Key findings from The Climate Group and CDP’s joint study shows that sub-national governments made 80% more climate actions in 2017, across sectors such as transport, buildings, energy and land use.
There was an average of 8.5% emissions reduced last year, according to the study, with six sub-national governments such as Lombardy, Carinthia and Wallionia all meeting their 2020 climate targets.
Scotland, meanwhile, is cited as making great progress and being on track to meet its goals. The country recently set out proposals for diesel and petrol cars to be phased out by 2032, eight years earlier than the UK Government’s target.
The report notes that the ambition of states and regions generally exceeds that of their national counterparts, although stronger targets are needed to help meet the Paris objectives.

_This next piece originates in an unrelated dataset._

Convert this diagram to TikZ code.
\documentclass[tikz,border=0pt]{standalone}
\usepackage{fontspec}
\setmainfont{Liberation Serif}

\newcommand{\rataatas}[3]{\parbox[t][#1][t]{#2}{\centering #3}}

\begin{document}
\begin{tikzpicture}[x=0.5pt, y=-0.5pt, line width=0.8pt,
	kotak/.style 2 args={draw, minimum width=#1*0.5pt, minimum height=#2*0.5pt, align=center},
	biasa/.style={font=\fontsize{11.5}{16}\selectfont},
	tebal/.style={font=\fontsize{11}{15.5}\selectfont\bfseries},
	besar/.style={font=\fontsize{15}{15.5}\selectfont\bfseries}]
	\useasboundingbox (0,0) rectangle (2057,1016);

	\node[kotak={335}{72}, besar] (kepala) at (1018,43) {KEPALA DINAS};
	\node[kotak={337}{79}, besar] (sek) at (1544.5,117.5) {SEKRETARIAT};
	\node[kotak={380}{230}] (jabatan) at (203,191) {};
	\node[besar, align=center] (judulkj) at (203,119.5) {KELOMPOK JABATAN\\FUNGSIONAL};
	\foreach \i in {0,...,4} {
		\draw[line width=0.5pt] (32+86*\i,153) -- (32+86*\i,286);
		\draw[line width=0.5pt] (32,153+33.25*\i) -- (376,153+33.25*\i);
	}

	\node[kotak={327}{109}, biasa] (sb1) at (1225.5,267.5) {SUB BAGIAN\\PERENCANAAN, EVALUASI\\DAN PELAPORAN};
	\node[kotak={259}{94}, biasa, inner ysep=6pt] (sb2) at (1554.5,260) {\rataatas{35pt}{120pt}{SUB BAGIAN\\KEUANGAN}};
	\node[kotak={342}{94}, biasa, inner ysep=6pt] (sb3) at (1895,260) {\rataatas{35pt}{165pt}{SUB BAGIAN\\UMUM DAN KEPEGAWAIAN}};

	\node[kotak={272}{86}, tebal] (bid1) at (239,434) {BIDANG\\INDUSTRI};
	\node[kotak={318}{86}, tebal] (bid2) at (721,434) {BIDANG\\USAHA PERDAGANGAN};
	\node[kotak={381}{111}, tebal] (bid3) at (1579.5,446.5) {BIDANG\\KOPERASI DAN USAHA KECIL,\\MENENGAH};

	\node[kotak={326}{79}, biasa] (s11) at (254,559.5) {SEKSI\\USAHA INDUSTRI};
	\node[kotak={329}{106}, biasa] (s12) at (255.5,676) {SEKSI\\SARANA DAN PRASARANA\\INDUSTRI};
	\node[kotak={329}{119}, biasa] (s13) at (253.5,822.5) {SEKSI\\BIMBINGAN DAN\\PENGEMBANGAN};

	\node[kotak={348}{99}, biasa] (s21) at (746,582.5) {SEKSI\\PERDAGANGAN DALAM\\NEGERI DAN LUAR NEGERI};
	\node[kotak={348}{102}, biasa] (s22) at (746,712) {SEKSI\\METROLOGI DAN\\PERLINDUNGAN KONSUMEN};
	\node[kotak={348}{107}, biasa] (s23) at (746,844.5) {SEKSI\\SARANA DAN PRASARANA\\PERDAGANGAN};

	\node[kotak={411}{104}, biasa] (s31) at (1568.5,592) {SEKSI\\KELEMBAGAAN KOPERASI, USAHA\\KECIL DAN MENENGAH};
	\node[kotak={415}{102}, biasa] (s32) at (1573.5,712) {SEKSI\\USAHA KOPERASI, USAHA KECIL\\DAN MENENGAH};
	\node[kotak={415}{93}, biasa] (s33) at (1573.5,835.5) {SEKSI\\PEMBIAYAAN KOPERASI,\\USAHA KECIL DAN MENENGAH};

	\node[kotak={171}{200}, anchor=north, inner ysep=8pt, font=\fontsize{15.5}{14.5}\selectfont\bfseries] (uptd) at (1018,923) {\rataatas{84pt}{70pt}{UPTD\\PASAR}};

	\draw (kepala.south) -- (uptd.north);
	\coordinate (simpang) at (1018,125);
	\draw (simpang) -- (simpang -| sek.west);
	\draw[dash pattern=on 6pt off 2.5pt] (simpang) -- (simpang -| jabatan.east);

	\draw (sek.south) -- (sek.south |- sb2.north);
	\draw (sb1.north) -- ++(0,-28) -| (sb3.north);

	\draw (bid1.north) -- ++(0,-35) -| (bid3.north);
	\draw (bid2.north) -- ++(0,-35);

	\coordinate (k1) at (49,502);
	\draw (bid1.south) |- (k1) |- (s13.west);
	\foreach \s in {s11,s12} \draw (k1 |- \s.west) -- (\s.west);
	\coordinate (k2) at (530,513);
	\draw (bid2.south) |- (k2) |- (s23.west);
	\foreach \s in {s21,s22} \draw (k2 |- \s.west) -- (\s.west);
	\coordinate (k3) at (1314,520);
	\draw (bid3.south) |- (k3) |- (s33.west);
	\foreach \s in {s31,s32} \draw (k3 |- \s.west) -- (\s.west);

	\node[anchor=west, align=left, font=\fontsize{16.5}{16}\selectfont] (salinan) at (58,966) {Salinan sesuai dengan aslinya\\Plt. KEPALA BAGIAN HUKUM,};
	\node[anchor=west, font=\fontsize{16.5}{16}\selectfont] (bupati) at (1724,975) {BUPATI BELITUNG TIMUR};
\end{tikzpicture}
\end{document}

“This momentum is both driving up standards of climate leadership and putting transparency and accountability at the heart of government environmental action,” CDP chief executive Paul Simpson said.
“Now we need to see longer-term targets from states and regions to ensure their ambition is aligned with limiting global warming to well-below 2C.”
In the first week at Bonn, a plethora of strong declarations and corporate commitments have signified a resolute collective intent to stick the path of the Paris Agreement.
Earlier this week, UK-based HSBC pledged to provide €100bn in sustainable financing by 2025 as it joined RE100 with a commitment to source 100% renewable power by 2030.
This came before a flurry of business sign-ups to the Climate Group’s electric vehicles (EV100) and energy productivity (EP100) campaigns.
And on Thursday, UN special envoy on climate change Michael Bloomberg, who is attending the Bonn summit, announced a $50m plan to expand a campaign to reduce the amount of fossil fuels in the global atmosphere.